There are no good grounds for referring the words here specifically to what we call ‘the end times' (we do love to think that no one mattered but us and ‘our times', which incidentally may well turn out not to be the end times) except in so far as Jeremiah probably saw them as the end times followed by final restoration. He would not be expecting a complicated future. (He was not to know that it was the first stepping stone in a long history. The words were intended to apply to the situation in which the people in those days could expect to find themselves. Prophecy is not to be seen as a kind of crystal ball looking into the long distant future and irrelevant to the age in which it was given. Jeremiah was considering what immediately lay ahead.
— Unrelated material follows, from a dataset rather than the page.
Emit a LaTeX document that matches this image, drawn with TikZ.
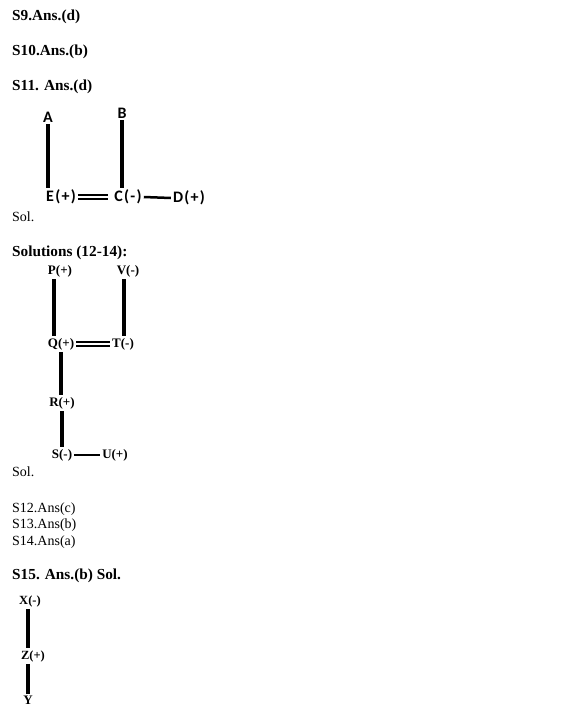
\documentclass[tikz,border=0pt]{standalone}
\usepackage{fontspec}
\setmainfont{Liberation Serif}
\newfontfamily\calfont[LetterSpace=8]{Carlito}
\usetikzlibrary{positioning, calc}
\tikzset{
  heading/.style={anchor=base west, inner sep=0pt, font=\bfseries\fontsize{15.3}{18}\selectfont}, % answer lines
  plain/.style={anchor=base west, inner sep=0pt, font=\fontsize{14}{16}\selectfont},
  sanslabel/.style={inner sep=2pt, font=\calfont\bfseries\fontsize{16}{18}\selectfont}, % S11 people
  seriflabel/.style={inner sep=2pt, font=\bfseries\fontsize{13}{15}\selectfont},
  smalllabel/.style={inner sep=2pt, font=\bfseries\fontsize{12.5}{14}\selectfont},
  link/.style={line width=3.2pt},
  flatlink/.style={line width=2.5pt},
  dbl/.style={double, double distance=1.6pt, line width=2.3pt},
}
\begin{document}
\begin{tikzpicture}[x=1pt, y=-1pt]
	\useasboundingbox[fill=white] (0,0) rectangle (585,709);

	% answers
	\node[heading] (s9) at (12,21) {S9.Ans.(d)};
	\node[heading] (s10) at (12,56) {S10.Ans.(b)};
	\node[heading] (s11) at (12,90) {S11. Ans.(d)};

	% S11
	\node[sanslabel] (A) at (48,117) {A};
	\node[sanslabel] (B) at (122,113) {B};
	\node[sanslabel] (E) at (61,197) {E(+)};
	\node[sanslabel] (C) at (128,197) {C(-)};
	\node[sanslabel] (D) at (189,198) {D(+)};
	\draw[link] (A.south) -- (A.south |- E.north);
	\draw[link] (B.south) -- (B.south |- C.north);
	\draw[dbl, shorten >=4pt] (E.east) -- (C.west);
	\draw[flatlink] (C.east) -- (D.west);
	\node[plain] (sol11) at (12,221) {Sol.};

	% 12-14
	\node[heading] (s1214) at (12,256) {Solutions (12-14):};
	\node[seriflabel] (P) at (60,271) {P(+)};
	\node[seriflabel] (V) at (128,271) {V(-)};
	\node[seriflabel] (Q) at (61,344) {Q(+)};
	\node[seriflabel] (T) at (123,344) {T(-)};
	\node[seriflabel] (R) at (62,403) {R(+)};
	\node[seriflabel] (S) at (62,455) {S(-)};
	\node[seriflabel] (U) at (115,455) {U(+)};
	\draw[link] ([xshift=-6pt]P.south) -- ([xshift=-6pt]P.south |- Q.north);
	\draw[link] ([xshift=-4pt]V.south) -- ([xshift=-4pt]V.south |- T.north);
	\draw[dbl] (Q.east) -- (T.west);
	\draw[link] (Q.south) -- (Q.south |- R.north);
	\draw[link] (R.south) -- (R.south |- S.north);
	\draw[flatlink] (S.east) -- (U.west);
	\node[plain] (sol1214) at (12,476) {Sol.};

	\node[plain] (s12) at (12,512) {S12.Ans(c)};
	\node[plain] (s13) at (12,528) {S13.Ans(b)};
	\node[plain] (s14) at (12,545) {S14.Ans(a)};

	% S15
	\node[heading] (s15) at (12,579) {S15. Ans.(b) Sol.};
	\node[smalllabel] (X) at (30,601) {X(-)};
	\node[smalllabel] (Z) at (33,656) {Z(+)};
	\node[seriflabel] (Y) at (28,700) {Y};
	\draw[link] ([xshift=-2pt]X.south) -- ([xshift=-2pt]X.south |- Z.north);
	\draw[link] (Y.north |- Z.south) -- (Y.north);
\end{tikzpicture}
\end{document}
Of course, troubles arose for God's people throughout all ages, and they would often be seen as ‘beyond compare', although, of course, from the prophetic perspective their hope each time was that it would then issue in perfect peace for Israel. Thus they hoped that they would be the ‘end time' troubles. They did not realise that there would be many such times of ‘Jacob's trouble', as Daniel in fact brings out, (and also a number of desolations of Jerusalem, e.g. by Nebuchadnezzar, by Antiochus Epiphanes, by Titus) before the end came. They simply knew that before blessing must come trouble because of the sinfulness of God's people, and that this would be so to the end. Nor could they have visualised the new Israel (Matthew 21:43) that would arise out of such troubles in Jesus' day, an Israel which would also continue to experience ‘much tribulation' as the word of God spread throughout the world in accordance with Isaiah 2:3. All of this was awaiting the setting up of the everlasting kingdom when there will be no more trouble.